Рена медленно кивнула. Норт, значит. Она знала Найдера: оша не станет ждать, он захочет сразу поехать на север, чтобы опередить других. В чужом городе у Лаэрта Адвана меньше сторонников, а значит, меньше защиты — и больше шансов у них. Но снова видеть те мостовые, мощеные одинаковым серым камнем, холодные воды Лнорты, делящей город на две части, бесконечные ряды фабрик и заводов, Рена никак не хотела. Но это нужно было Разу, даже Найдеру…
— Спасибо за помощь, Мика, — девушка расслабила руку, и помощница, блаженно вздохнув, уставилась на ладони счастливым взглядом. — Найдер пришлёт чек на пять тысяч линиров.
Рена схватила перчатки со стола и повернулась к выходу. Вслед послышалось:
— Ты… Ты… — слова звучали одновременно озлобленно и беспомощно. — Чертов свет!
Рена обернулась на Мику, и ей стало гадко от самой себя, а затем резко зашагала к выходу.
А может, эта самая психология — наука вовсе не об эгоизме? Может, в словах девушки была правда? Ведь ради Раза она так легко нарушала все обещания, которые давала собственной совести — одно-единственное осталось всего. Так что это, и правда та самая зависимость? Рена знала, что задавала себе правильные вопросы, но ответы почему-то вновь и вновь находила не те.

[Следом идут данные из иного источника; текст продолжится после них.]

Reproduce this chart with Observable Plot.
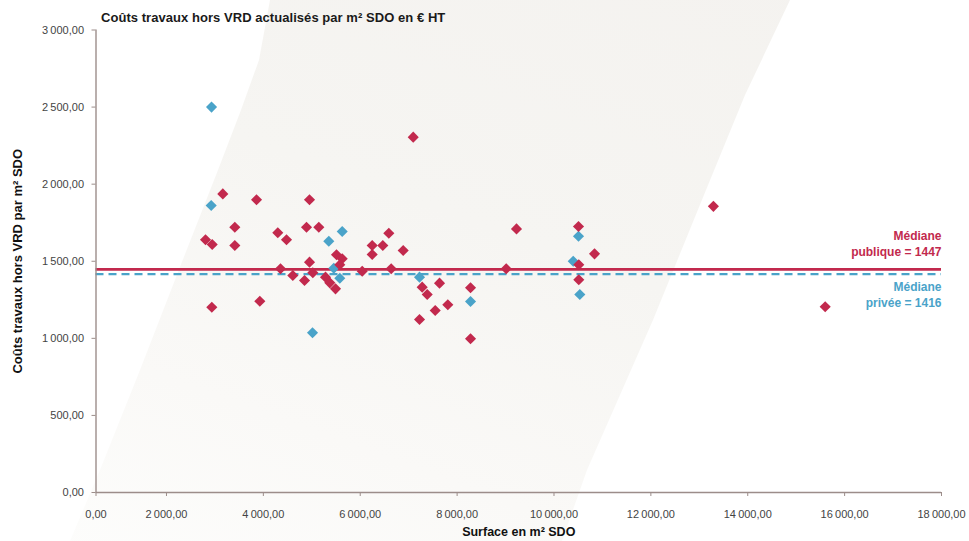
<!DOCTYPE html>
<html>
<head>
<meta charset="utf-8">
<script src="https://cdn.jsdelivr.net/npm/d3@7"></script>
<script src="https://cdn.jsdelivr.net/npm/@observablehq/plot@0.6"></script>
<style>
  html, body { margin: 0; padding: 0; background: #ffffff; }
  #wrap { position: relative; width: 969px; height: 541px; overflow: hidden; font-family: "Liberation Sans", Arial, sans-serif; }
  #band { position: absolute; left: 0; top: 0; width: 969px; height: 541px;
    background: linear-gradient(200deg, #f4f2ef 0%, #f6f5f2 45%, #faf9f7 75%, #fdfdfc 100%);
    clip-path: polygon(270px 0px, 259px 60px, 241px 110px, 218px 170px, 180px 267px, 140px 370px, 100px 470px, 70px 541px, 562px 541px, 587px 470px, 653px 320px, 706px 190px, 745px 95px, 790px 0px); }
  #title { position: absolute; left: 101px; top: 11px; font-size: 13px; font-weight: bold; color: #1a1a1a; letter-spacing: 0.05px; line-height: 1; white-space: nowrap; }
  #chart { position: absolute; left: 0; top: 0; }
  #chart svg { background: transparent; }
</style>
</head>
<body>
<div id="wrap">
  <div id="band"></div>
  <div id="chart"></div>
  <div id="title">Coûts travaux hors VRD actualisés par m² SDO en € HT</div>
</div>
<script>
// ---- data ----
const publicX = [3163, 3859, 4953, 3411, 4891, 5145, 2806, 2944, 3411, 4298, 4478, 4953, 4354, 4608, 4850, 5021, 2936, 3927,
  5510, 5628, 5578, 5283, 5372, 5490, 6041, 6590, 6247, 6466, 6247, 6887, 6639, 7279, 7383, 7637, 7808, 7548, 7224,
  8277, 8277, 7094, 9226, 9014, 10506, 10837, 10512, 10512, 13291, 15599];
const publicY = [1937, 1899, 1899, 1721, 1721, 1721, 1639, 1609, 1602, 1685, 1639, 1494, 1451, 1408, 1375, 1425, 1202, 1241,
  1542, 1516, 1477, 1397, 1360, 1321, 1435, 1682, 1602, 1602, 1544, 1570, 1451, 1332, 1284, 1358, 1218, 1181, 1122,
  1328, 997, 2305, 1710, 1451, 1725, 1548, 1477, 1380, 1856, 1205];
const privateX = [2930, 2923, 5351, 5628, 5015, 5454, 5578, 7224, 8277, 10506, 10397, 10533];
const privateY = [2500, 1862, 1630, 1693, 1036, 1455, 1390, 1397, 1239, 1662, 1500, 1284];

const medianValues = [1447, 1416];
const medianLabels = ["Médiane\npublique = 1447", "Médiane\nprivée = 1416"];
const seriesNames = ["publique", "privée"];

const xAxisStart = 545; // where the reference's origin sits on the surface scale
const xTicks = [xAxisStart, 2000, 4000, 6000, 8000, 10000, 12000, 14000, 16000, 18000];
const xTickLabels = ["0,00", "2\u202f000,00", "4\u202f000,00", "6\u202f000,00", "8\u202f000,00", "10\u202f000,00", "12\u202f000,00", "14\u202f000,00", "16\u202f000,00", "18\u202f000,00"];
const yTicks = [0, 500, 1000, 1500, 2000, 2500, 3000];
const yTickLabels = ["0,00", "500,00", "1\u202f000,00", "1\u202f500,00", "2\u202f000,00", "2\u202f500,00", "3\u202f000,00"];

// ---- styles ----
const RED = "#c2294d";
const BLUE = "#4aa3c9";
const AXIS = "#9c8d8a";

const publicPts = publicX.map((x, i) => ({x, y: publicY[i]}));
const privatePts = privateX.map((x, i) => ({x, y: privateY[i]}));
const medians = medianValues.map((v, i) => ({v, label: medianLabels[i], name: seriesNames[i]}));

const tickFont = {fontSize: 11, fontFamily: "Liberation Sans, Arial, sans-serif"};

const chart = Plot.plot({
  width: 969,
  height: 541,
  marginLeft: 95.5,
  marginRight: 28,
  marginTop: 29.5,
  marginBottom: 49,
  style: {background: "transparent", fontFamily: "Liberation Sans, Arial, sans-serif", color: "#444"},
  x: {domain: [xAxisStart, 18000]},
  y: {domain: [0, 3000]},
  marks: [
    // median lines
    Plot.ruleY([medians[0]], {y: "v", stroke: RED, strokeWidth: 2.6}),
    Plot.ruleY([medians[1]], {y: "v", stroke: BLUE, strokeWidth: 2.2, strokeDasharray: "8,5"}),
    // axes
    Plot.axisY({ticks: yTicks, tickFormat: d => yTickLabels[yTicks.indexOf(d)], tickSize: 4, tickPadding: 8,
      stroke: AXIS, fill: "#444", ...tickFont, label: null}),
    Plot.axisX({ticks: xTicks, tickFormat: d => xTickLabels[xTicks.indexOf(d)], tickSize: 4, tickPadding: 14,
      stroke: AXIS, fill: "#444", ...tickFont, label: null}),
    Plot.ruleX([xAxisStart], {stroke: AXIS, strokeWidth: 1.4}),
    Plot.ruleY([0], {stroke: AXIS, strokeWidth: 1.4}),
    // axis titles
    Plot.text(["Coûts travaux hors VRD par m² SDO"], {frameAnchor: "left", dx: -78, rotate: -90, textAnchor: "middle",
      fontWeight: "bold", fontSize: 13, fill: "#111"}),
    Plot.text(["Surface en m² SDO"], {frameAnchor: "bottom", dy: 43, textAnchor: "middle",
      fontWeight: "bold", fontSize: 12.5, fill: "#111"}),
    // points
    Plot.dot(privatePts, {x: "x", y: "y", symbol: "diamond2", r: 5, fill: BLUE, stroke: null}),
    Plot.dot(publicPts, {x: "x", y: "y", symbol: "diamond2", r: 5, fill: RED, stroke: null}),
    // median labels
    Plot.text([medians[0]], {x: () => 18000, y: "v", text: "label", textAnchor: "end", lineAnchor: "bottom", dy: -13,
      fill: RED, fontWeight: "bold", fontSize: 12, lineHeight: 1.35}),
    Plot.text([medians[1]], {x: () => 18000, y: "v", text: "label", textAnchor: "end", lineAnchor: "top", dy: 5,
      fill: BLUE, fontWeight: "bold", fontSize: 12, lineHeight: 1.35})
  ]
});
document.getElementById("chart").appendChild(chart);
</script>
</body>
</html>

4. Рад видеть вас, любители кислых яблок
Чёрные кудри то и дело падали на грудь Джо, но она сразу отбрасывала их за спину, словно не хотела ничего скрывать. Положив руки на бедра девушки, Раз скользил взглядом по её худенькому смуглому телу и считал «Один, два, три, четыре, пять…» — в такт каждому толчку и каждому стону.
Джо была гибкой, как змея, и по одному только взгляду умела угадывать желания. Но дело заключалось в том, что их давно не осталось — тело по-прежнему что-то требовало, а разум хотел поскорее закончить и вернуться к порядку в мыслях.